Editorial JC: O poder dos representantes
Eleição dos novos presidentes do Senado e da Câmara dos Deputados foi um exemplo da ascensão do Parlamento no Brasil – pela força do orçamento

A cartilha da Constituição estabelece diretrizes e responsabilidade para a atuação de cada um dos Três Poderes sobre os quais se estabelece e funciona a democracia, no Brasil e noutros países que adotam a repartição típica da República. Em síntese sumaríssima, cabe ao Executivo governar – executar –, ao Legislativo, debater e alterar as leis – legislar –, e ao Judiciário, aplicar e orientar os conflitos de sua aplicação – julgar. Para que cumpram as funções constitucionais, cada poder depende de mecanismos institucionais e estruturais, dispostos através de organogramas, recursos humanos, materiais e financeiros.
O processo democrático, para se manter girando, custa caro ao povo que elege os políticos e paga os salários e as despesas das cortes, das equipes de governo e das casas legislativas, de Brasília ao menor município do país.
Numa República democrática – parece pleonasmo, mas não é – o diálogo entre os poderes é fundamental para o amadurecimento da democracia, e dos próprios atores institucionais que vão se sucedendo na tarefa constitucional básica, que não é legitimar o poder exercido pelos representantes momentâneos do poder, mas traduzir o trabalho das instituições, definido pela Constituição, em benefício coletivo, de modo inclusivo, com transparência e responsabilidade.
O bem comum é o que respalda a disposição constitucional, e deve estar contido em suas mudanças, ao longo dos anos, na direção da coletividade, e não de privilégios, discriminações ou preferências dirigidas por interesses individuais ou partidários.
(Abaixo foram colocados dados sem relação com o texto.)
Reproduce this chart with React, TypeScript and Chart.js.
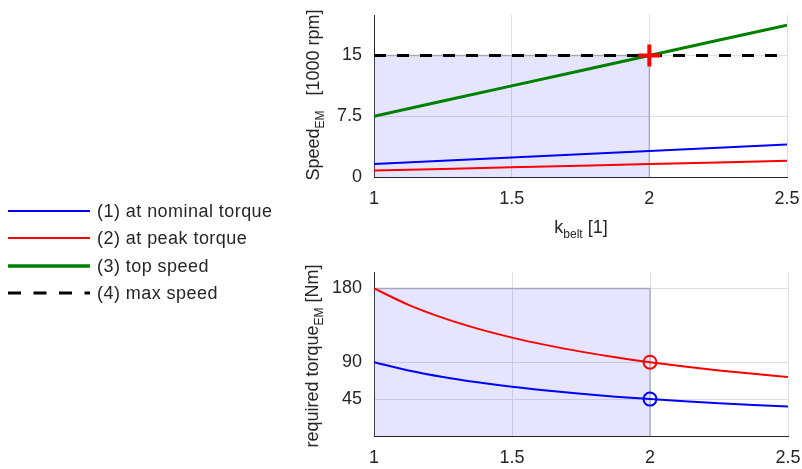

Quando esses interesses dominam as instituições, a República se afasta dos pilares democráticos e flerta com autoritarismos e obscurantismos de qualquer matiz, à esquerda ou à direita da flexível régua ideológica.
A celebração do poder parlamentar que se debruça cada vez mais por maiores fatias do orçamento federal, e em boa parte sem precisar prestar contas nem revelar os destinos dos recursos, ou mesmo seus beneficiários políticos, ganhou relevo com as eleições dos novos presidentes do Senado e da Câmara, no Congresso. Com respaldo do governo Lula, e apoio de partidos da situação e da oposição, do PT aos bolsonaristas, Davi Alcolumbre e Hugo Motta representam, mais do que o povo brasileiro, a ascensão do conjunto de partidos chamado de “centrão”. Sua característica principal é menos o equilíbrio entre polos radicais, do que a plasticidade pragmática que dispõe de uma maioria aderente a qualquer um dos polos, a qualquer momento, em qualquer governo.
O atributo democrático vai sendo reduzido pelo argumento orçamentário, no que se reduz a capacidade de realização planejada do Executivo, bem como da fiscalização do Judiciário, se a destinação dos recursos manejados por senadores e deputados for intocável. O mais preocupante, além da corrosão institucional, é a replicação do modelo nos estados e municípios.
A baixa representatividade de uma nação complexa e diversa como a brasileira, uma vez multiplicada em todos os níveis de poder, vai minando a democracia e preparando o terreno para aventuras autoritárias – já que os representantes do povo, em sua pluralidade, perdem espaço para a verba legislativa.